U of R wants new trial or verdict overturned in Paralympian's negligence suit
Paralympic swimmer Miranda Biletski was awarded $9M in damages by a jury, judge upheld verdict
The University of Regina is asking Saskatchewan's highest court to overturn a jury's verdict, later upheld by a judge, that requires the school to pay out millions to a Paralympian who was paralyzed using its swimming pool.
In October, a jury awarded Miranda Biletski $9 million in damages from the University of Regina, which was deemed negligent in the accident that left Biletski a quadriplegic.
In December 2017, a Court of Queen's Bench judge upheld that verdict.
Biletski, who competed as a member of Canada's national wheelchair rugby team in the 2016 Rio Paralympics, sued the school in 2007, claiming it was negligent in a 2005 diving accident into a pool that left her a quadriplegic at age 16.
At the time, she was a promising speed swimmer who had recently joined the Piranhas Swim Club.
Biletski dove into a pool from competition starting blocks at the university during a Piranhas Swim Club practice in June 2005. She hit the bottom and fractured her cervical vertebrae.

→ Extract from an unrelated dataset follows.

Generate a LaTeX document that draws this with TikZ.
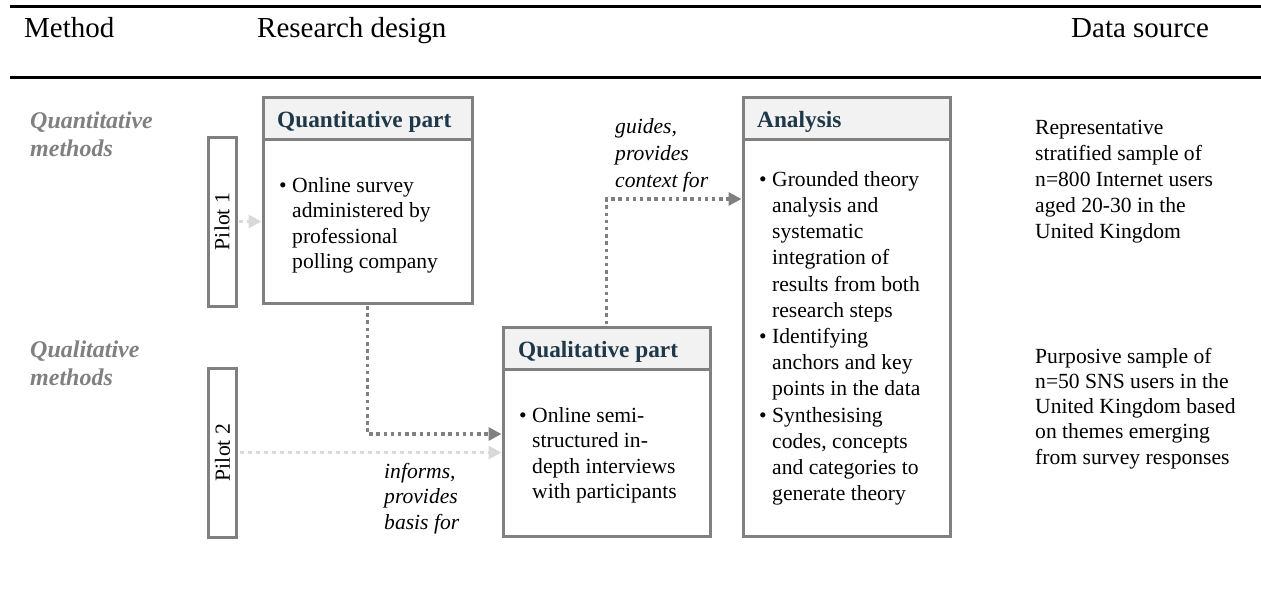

In a notice of appeal filed to the Court of Appeal earlier this month — which names the Regina Piranhas Swim Club as a third party — the university is requesting the jury's verdict and the judge's decision in the case be overturned, or that a new trial be ordered.
"The jury made findings that no reasonable jury, reviewing the evidence as a whole and acting judicially, could have made," it reads.
The university lays out its grounds for the appeal on the basis that the jury did not "consider relevant evidence," improperly assessed the liability of the school in the situation and awarded "inordinately high" damages to Biletski.
The school also takes issue with the closing arguments made by Biletski's counsel during the trial.
"Throughout the trial and in their closing address, counsel for Ms. Biletski misstated the evidence, stated facts not in evidence, encouraged the jury to decide the case based on emotion and sympathy for Ms. Bitletski, encouraged the jury to decide the case based on irrelevant circumstances and referred to the resources and ability to pay of the University," it reads.
Biletski will not receive her settlement until the appeal process is complete.